__Job__
Reproduce the listing below in full and without alteration, apart from its pictures.

......

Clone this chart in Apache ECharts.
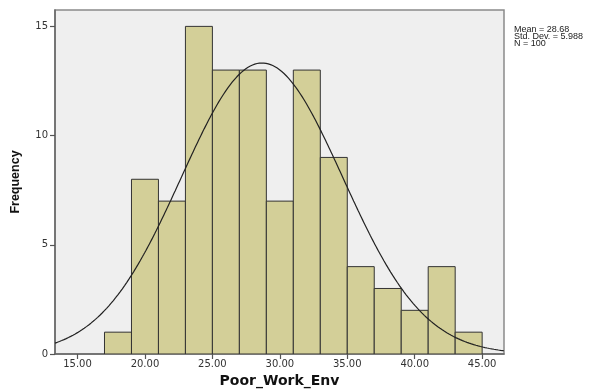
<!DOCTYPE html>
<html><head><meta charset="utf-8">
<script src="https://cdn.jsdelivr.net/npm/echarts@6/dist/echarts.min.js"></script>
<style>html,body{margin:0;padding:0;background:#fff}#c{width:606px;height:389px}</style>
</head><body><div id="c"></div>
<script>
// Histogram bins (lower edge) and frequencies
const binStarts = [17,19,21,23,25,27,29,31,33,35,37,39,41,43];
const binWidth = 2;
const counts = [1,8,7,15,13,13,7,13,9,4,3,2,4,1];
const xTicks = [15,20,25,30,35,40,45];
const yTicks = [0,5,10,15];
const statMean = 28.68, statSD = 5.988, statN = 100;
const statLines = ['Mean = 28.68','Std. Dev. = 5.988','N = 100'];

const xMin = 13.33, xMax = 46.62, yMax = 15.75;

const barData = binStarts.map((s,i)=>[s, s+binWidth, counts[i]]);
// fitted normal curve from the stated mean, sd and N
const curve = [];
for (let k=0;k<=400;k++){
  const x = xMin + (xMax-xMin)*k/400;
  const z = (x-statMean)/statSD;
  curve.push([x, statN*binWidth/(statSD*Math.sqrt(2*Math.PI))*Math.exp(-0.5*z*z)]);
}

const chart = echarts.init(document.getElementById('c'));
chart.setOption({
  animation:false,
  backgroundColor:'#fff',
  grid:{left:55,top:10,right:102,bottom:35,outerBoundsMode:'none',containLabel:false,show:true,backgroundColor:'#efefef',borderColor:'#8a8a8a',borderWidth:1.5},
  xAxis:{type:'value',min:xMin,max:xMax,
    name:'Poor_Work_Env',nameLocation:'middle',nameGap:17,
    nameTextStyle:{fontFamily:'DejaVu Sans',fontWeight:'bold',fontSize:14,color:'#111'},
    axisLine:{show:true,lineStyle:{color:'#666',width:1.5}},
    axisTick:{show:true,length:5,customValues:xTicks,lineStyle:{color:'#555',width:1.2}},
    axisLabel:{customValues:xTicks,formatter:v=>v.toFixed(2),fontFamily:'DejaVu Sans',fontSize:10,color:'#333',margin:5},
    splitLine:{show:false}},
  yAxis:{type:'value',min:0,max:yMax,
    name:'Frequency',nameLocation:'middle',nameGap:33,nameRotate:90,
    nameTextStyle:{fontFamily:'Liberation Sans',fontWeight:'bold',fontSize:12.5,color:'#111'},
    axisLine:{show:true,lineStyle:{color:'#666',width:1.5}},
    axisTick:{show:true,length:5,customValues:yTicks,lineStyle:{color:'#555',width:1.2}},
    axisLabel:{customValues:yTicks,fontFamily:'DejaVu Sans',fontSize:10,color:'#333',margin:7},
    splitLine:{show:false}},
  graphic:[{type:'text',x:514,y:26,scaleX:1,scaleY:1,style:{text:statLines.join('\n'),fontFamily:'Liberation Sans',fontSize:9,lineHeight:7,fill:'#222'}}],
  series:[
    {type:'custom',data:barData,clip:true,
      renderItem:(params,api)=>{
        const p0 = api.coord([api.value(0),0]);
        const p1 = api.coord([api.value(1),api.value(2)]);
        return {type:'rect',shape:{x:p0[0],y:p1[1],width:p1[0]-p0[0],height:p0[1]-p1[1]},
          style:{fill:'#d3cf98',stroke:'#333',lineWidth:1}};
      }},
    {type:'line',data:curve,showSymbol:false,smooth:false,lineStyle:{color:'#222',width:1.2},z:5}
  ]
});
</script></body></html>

......

__Answer to the task__
Clone this chart in Apache ECharts.
<!DOCTYPE html>
<html><head><meta charset="utf-8">
<script src="https://cdn.jsdelivr.net/npm/echarts@6/dist/echarts.min.js"></script>
<style>html,body{margin:0;padding:0;background:#fff}#c{width:606px;height:389px}</style>
</head><body><div id="c"></div>
<script>
// Histogram bins (lower edge) and frequencies
const binStarts = [17,19,21,23,25,27,29,31,33,35,37,39,41,43];
const binWidth = 2;
const counts = [1,8,7,15,13,13,7,13,9,4,3,2,4,1];
const xTicks = [15,20,25,30,35,40,45];
const yTicks = [0,5,10,15];
const statMean = 28.68, statSD = 5.988, statN = 100;
const statLines = ['Mean = 28.68','Std. Dev. = 5.988','N = 100'];

const xMin = 13.33, xMax = 46.62, yMax = 15.75;

const barData = binStarts.map((s,i)=>[s, s+binWidth, counts[i]]);
// fitted normal curve from the stated mean, sd and N
const curve = [];
for (let k=0;k<=400;k++){
  const x = xMin + (xMax-xMin)*k/400;
  const z = (x-statMean)/statSD;
  curve.push([x, statN*binWidth/(statSD*Math.sqrt(2*Math.PI))*Math.exp(-0.5*z*z)]);
}

const chart = echarts.init(document.getElementById('c'));
chart.setOption({
  animation:false,
  backgroundColor:'#fff',
  grid:{left:55,top:10,right:102,bottom:35,outerBoundsMode:'none',containLabel:false,show:true,backgroundColor:'#efefef',borderColor:'#8a8a8a',borderWidth:1.5},
  xAxis:{type:'value',min:xMin,max:xMax,
    name:'Poor_Work_Env',nameLocation:'middle',nameGap:17,
    nameTextStyle:{fontFamily:'DejaVu Sans',fontWeight:'bold',fontSize:14,color:'#111'},
    axisLine:{show:true,lineStyle:{color:'#666',width:1.5}},
    axisTick:{show:true,length:5,customValues:xTicks,lineStyle:{color:'#555',width:1.2}},
    axisLabel:{customValues:xTicks,formatter:v=>v.toFixed(2),fontFamily:'DejaVu Sans',fontSize:10,color:'#333',margin:5},
    splitLine:{show:false}},
  yAxis:{type:'value',min:0,max:yMax,
    name:'Frequency',nameLocation:'middle',nameGap:33,nameRotate:90,
    nameTextStyle:{fontFamily:'Liberation Sans',fontWeight:'bold',fontSize:12.5,color:'#111'},
    axisLine:{show:true,lineStyle:{color:'#666',width:1.5}},
    axisTick:{show:true,length:5,customValues:yTicks,lineStyle:{color:'#555',width:1.2}},
    axisLabel:{customValues:yTicks,fontFamily:'DejaVu Sans',fontSize:10,color:'#333',margin:7},
    splitLine:{show:false}},
  graphic:[{type:'text',x:514,y:26,scaleX:1,scaleY:1,style:{text:statLines.join('\n'),fontFamily:'Liberation Sans',fontSize:9,lineHeight:7,fill:'#222'}}],
  series:[
    {type:'custom',data:barData,clip:true,
      renderItem:(params,api)=>{
        const p0 = api.coord([api.value(0),0]);
        const p1 = api.coord([api.value(1),api.value(2)]);
        return {type:'rect',shape:{x:p0[0],y:p1[1],width:p1[0]-p0[0],height:p0[1]-p1[1]},
          style:{fill:'#d3cf98',stroke:'#333',lineWidth:1}};
      }},
    {type:'line',data:curve,showSymbol:false,smooth:false,lineStyle:{color:'#222',width:1.2},z:5}
  ]
});
</script></body></html>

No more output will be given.